** START OF EXCERPTED DATA **

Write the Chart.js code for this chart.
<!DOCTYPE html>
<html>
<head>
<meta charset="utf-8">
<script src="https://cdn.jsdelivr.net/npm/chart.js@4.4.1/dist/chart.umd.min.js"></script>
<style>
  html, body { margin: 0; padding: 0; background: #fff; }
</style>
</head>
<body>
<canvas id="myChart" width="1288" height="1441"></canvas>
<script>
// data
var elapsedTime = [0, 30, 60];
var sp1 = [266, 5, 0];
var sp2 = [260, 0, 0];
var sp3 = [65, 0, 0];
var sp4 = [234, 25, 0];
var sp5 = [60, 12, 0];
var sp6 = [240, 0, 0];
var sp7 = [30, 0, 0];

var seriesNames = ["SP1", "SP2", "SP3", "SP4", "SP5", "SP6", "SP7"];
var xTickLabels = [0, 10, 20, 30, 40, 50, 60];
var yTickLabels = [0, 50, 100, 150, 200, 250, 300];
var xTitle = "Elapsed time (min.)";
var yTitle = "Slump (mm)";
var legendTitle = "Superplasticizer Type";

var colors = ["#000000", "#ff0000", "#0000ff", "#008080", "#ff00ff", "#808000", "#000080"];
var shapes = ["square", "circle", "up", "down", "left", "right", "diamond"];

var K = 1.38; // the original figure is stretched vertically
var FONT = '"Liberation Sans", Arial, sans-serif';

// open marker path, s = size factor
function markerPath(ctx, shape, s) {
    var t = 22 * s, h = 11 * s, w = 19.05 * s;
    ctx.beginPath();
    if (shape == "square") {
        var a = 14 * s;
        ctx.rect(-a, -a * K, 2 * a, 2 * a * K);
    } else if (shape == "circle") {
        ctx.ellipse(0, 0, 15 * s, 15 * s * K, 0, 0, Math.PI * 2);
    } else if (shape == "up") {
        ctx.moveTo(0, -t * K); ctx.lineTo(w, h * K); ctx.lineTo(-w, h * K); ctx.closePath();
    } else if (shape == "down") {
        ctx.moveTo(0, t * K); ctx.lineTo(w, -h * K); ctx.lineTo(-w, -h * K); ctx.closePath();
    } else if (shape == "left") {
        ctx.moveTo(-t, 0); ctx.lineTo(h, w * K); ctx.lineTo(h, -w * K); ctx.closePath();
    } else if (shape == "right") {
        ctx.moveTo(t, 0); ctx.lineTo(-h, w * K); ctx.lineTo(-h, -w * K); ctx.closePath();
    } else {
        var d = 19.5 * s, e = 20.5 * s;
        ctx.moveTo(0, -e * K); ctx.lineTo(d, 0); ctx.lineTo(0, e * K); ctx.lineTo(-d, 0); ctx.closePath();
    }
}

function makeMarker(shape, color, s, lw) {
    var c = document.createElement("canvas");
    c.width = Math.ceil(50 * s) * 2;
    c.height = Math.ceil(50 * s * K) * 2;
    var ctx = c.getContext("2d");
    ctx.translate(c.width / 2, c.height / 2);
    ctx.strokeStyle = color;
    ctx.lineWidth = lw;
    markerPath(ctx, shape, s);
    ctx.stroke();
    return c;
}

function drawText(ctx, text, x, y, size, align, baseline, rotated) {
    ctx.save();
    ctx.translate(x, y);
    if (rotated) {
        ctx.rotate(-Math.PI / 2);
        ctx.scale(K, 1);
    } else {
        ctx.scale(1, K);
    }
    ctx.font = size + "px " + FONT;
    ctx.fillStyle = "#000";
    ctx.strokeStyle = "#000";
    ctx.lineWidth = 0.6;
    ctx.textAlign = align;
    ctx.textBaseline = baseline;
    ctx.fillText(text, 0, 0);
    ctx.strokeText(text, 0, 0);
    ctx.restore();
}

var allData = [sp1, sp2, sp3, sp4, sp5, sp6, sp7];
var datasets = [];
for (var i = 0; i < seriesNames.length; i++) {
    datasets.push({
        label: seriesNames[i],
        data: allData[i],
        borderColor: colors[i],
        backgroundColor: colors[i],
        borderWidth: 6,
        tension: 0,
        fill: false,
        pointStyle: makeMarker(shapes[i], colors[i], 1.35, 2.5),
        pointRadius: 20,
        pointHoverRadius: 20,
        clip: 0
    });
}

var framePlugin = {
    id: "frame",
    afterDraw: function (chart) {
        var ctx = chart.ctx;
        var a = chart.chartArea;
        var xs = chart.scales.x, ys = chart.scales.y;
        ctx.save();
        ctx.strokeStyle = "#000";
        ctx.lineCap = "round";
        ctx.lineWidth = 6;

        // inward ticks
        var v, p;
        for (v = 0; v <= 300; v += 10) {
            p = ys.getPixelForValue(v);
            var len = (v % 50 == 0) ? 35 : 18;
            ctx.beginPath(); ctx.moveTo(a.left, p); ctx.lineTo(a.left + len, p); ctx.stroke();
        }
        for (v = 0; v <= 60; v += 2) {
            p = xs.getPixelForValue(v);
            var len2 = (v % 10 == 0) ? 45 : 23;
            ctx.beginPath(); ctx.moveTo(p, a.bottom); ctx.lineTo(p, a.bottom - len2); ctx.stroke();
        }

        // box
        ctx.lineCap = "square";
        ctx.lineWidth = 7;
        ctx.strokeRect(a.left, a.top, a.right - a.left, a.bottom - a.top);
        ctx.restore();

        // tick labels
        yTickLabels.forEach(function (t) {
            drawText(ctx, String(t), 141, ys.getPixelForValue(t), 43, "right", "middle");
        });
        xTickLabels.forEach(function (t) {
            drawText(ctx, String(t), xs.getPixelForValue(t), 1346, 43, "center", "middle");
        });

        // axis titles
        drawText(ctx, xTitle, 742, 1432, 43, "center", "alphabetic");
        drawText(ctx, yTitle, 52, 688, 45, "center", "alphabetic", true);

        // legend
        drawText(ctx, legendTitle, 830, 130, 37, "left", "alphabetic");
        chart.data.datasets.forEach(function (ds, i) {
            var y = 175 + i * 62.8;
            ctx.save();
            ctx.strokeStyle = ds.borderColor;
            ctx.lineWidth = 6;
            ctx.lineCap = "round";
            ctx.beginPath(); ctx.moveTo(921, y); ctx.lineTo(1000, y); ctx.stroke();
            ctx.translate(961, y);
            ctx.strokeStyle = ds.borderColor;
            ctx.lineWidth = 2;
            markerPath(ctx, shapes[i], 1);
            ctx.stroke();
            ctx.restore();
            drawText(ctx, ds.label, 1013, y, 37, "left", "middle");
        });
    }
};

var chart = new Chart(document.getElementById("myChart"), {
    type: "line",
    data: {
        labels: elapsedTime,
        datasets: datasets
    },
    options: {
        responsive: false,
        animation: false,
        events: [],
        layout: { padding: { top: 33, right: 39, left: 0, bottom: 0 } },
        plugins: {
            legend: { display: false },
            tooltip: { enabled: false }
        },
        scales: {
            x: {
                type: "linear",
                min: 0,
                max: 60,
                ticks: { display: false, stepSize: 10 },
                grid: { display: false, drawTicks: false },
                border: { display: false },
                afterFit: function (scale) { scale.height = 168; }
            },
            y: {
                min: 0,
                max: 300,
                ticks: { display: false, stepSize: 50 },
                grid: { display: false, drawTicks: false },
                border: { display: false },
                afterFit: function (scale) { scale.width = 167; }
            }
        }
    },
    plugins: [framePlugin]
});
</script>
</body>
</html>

** END OF EXCERPTED DATA **
** START OF EXCERPTED DATA **

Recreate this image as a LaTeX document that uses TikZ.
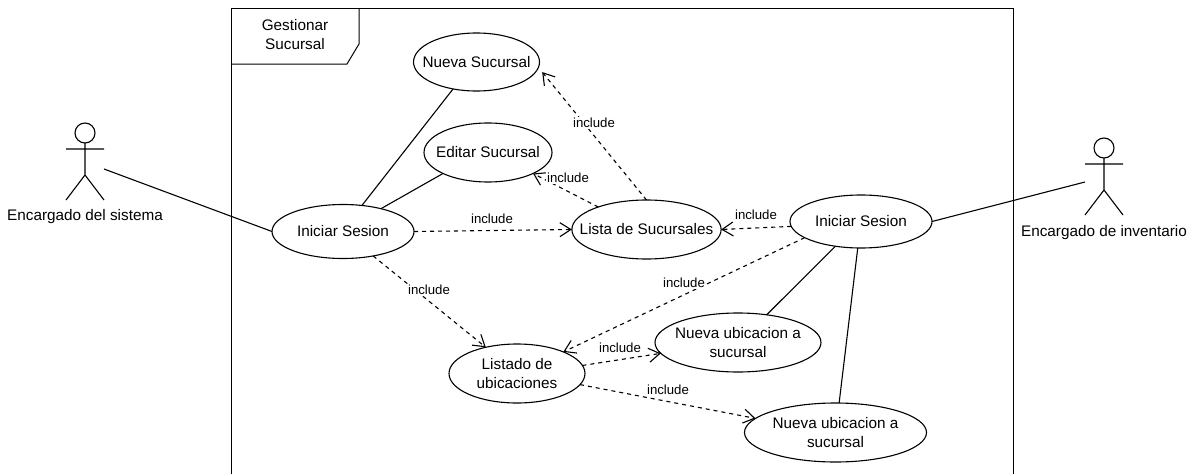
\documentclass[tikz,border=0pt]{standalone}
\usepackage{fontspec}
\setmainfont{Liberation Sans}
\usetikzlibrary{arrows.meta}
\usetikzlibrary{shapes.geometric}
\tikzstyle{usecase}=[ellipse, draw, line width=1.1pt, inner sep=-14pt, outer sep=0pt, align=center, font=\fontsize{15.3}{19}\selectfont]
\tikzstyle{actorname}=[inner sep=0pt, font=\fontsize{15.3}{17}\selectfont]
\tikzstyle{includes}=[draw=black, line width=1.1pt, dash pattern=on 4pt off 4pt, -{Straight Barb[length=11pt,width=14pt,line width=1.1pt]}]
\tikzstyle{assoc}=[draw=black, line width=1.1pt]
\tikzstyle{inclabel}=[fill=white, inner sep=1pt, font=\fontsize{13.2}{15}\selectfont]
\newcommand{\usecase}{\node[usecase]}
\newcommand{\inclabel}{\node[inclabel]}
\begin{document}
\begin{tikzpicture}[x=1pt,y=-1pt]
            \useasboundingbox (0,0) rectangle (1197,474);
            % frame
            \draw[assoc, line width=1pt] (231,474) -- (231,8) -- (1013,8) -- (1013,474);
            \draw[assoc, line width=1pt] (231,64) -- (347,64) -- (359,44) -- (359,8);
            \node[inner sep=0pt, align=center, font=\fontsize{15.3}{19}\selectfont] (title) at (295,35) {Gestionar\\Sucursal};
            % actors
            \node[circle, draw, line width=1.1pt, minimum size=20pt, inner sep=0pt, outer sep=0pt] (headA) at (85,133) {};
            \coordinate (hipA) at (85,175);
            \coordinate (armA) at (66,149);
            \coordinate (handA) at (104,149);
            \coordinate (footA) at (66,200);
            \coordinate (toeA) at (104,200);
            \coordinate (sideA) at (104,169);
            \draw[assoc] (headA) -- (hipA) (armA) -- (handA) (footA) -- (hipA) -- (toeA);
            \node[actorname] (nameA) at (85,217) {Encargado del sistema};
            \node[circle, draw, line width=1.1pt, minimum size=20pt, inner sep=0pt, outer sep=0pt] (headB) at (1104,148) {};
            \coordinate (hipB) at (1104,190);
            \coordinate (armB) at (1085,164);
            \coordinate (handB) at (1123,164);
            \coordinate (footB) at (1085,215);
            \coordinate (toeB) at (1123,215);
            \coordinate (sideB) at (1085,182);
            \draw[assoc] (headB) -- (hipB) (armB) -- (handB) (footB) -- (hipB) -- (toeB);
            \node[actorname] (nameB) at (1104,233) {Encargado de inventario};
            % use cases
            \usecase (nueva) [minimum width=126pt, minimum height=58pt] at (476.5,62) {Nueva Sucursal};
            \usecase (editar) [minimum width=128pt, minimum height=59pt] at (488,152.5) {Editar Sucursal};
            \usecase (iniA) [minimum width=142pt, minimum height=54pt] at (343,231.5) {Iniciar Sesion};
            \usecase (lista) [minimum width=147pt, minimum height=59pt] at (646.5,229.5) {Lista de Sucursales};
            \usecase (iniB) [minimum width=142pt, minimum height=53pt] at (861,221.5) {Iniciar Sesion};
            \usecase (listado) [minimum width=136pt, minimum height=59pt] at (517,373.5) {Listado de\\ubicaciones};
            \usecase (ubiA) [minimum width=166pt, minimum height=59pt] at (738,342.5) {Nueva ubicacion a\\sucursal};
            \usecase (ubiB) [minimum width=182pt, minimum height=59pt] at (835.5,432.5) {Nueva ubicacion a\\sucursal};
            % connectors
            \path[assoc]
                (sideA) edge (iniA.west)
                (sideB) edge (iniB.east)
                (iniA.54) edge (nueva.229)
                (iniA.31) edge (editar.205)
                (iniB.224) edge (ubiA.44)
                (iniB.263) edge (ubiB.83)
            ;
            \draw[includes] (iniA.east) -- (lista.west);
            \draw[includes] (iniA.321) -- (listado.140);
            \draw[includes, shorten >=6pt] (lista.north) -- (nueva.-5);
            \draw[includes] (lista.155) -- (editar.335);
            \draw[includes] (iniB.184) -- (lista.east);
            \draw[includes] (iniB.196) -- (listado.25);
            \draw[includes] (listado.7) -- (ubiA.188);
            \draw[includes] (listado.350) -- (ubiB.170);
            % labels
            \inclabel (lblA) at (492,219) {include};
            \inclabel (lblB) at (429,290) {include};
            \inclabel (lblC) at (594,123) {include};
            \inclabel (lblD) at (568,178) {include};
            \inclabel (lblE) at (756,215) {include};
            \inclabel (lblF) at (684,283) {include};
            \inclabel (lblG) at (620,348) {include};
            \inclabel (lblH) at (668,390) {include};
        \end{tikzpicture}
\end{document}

** END OF EXCERPTED DATA **
** START OF EXCERPTED DATA **

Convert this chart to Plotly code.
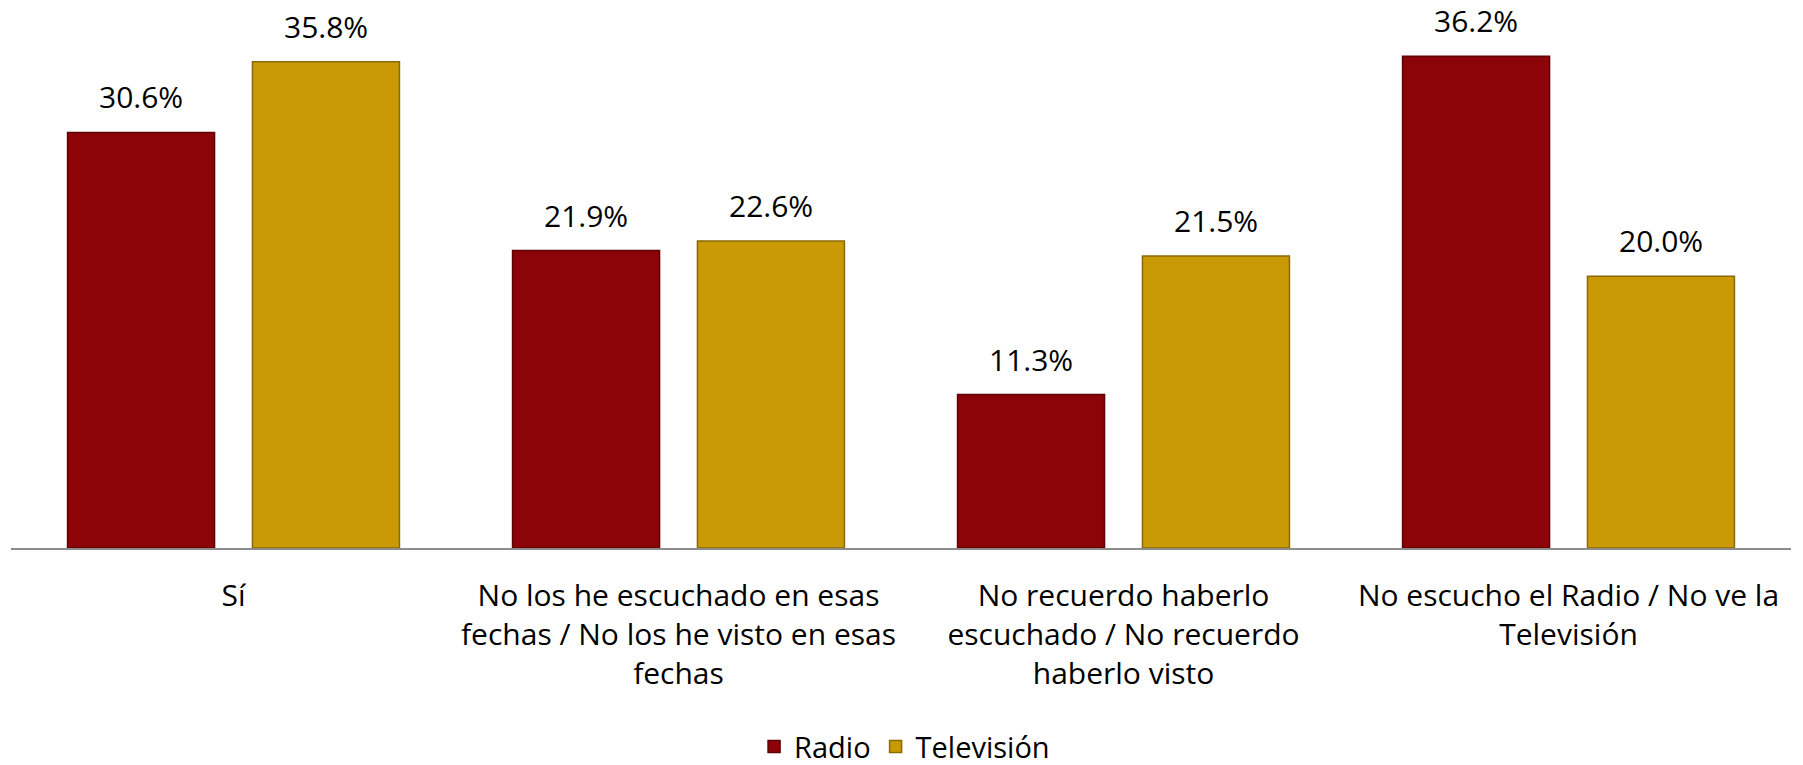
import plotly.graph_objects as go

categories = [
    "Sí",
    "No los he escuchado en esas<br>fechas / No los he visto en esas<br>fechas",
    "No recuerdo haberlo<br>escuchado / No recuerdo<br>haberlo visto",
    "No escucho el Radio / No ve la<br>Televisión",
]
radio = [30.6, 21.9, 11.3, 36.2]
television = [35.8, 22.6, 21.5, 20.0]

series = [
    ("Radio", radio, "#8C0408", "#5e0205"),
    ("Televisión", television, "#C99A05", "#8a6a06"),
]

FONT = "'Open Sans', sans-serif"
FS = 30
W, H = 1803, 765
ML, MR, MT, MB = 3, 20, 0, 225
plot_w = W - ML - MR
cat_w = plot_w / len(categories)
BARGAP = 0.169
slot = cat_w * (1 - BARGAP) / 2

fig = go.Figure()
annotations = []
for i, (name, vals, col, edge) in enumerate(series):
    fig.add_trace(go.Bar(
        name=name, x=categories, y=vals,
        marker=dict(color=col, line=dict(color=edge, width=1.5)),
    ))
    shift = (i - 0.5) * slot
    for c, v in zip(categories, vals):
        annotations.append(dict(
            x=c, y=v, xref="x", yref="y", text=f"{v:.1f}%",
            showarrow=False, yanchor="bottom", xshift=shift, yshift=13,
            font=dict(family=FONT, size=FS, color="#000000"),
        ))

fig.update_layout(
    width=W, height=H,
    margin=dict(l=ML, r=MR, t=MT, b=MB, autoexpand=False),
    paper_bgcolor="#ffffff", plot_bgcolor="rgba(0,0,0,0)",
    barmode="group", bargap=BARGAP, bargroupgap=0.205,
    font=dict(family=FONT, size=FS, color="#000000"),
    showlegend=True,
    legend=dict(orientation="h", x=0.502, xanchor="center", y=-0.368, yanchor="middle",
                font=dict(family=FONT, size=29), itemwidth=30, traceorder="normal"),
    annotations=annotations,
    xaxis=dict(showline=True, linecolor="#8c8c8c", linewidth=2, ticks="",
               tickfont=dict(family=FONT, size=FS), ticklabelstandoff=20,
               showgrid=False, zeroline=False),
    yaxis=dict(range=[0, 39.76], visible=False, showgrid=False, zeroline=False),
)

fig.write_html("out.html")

** END OF EXCERPTED DATA **

## WHAT TO DO:
Quote word for word only the lines above from the one containing "Convert this chart to Plotly code." through the one containing "slot = cat_w * (1 - BARGAP) / 2". Pictures stay out of your copy.

## THE COMPLETED TASK:
Convert this chart to Plotly code.
import plotly.graph_objects as go

categories = [
    "Sí",
    "No los he escuchado en esas<br>fechas / No los he visto en esas<br>fechas",
    "No recuerdo haberlo<br>escuchado / No recuerdo<br>haberlo visto",
    "No escucho el Radio / No ve la<br>Televisión",
]
radio = [30.6, 21.9, 11.3, 36.2]
television = [35.8, 22.6, 21.5, 20.0]

series = [
    ("Radio", radio, "#8C0408", "#5e0205"),
    ("Televisión", television, "#C99A05", "#8a6a06"),
]

FONT = "'Open Sans', sans-serif"
FS = 30
W, H = 1803, 765
ML, MR, MT, MB = 3, 20, 0, 225
plot_w = W - ML - MR
cat_w = plot_w / len(categories)
BARGAP = 0.169
slot = cat_w * (1 - BARGAP) / 2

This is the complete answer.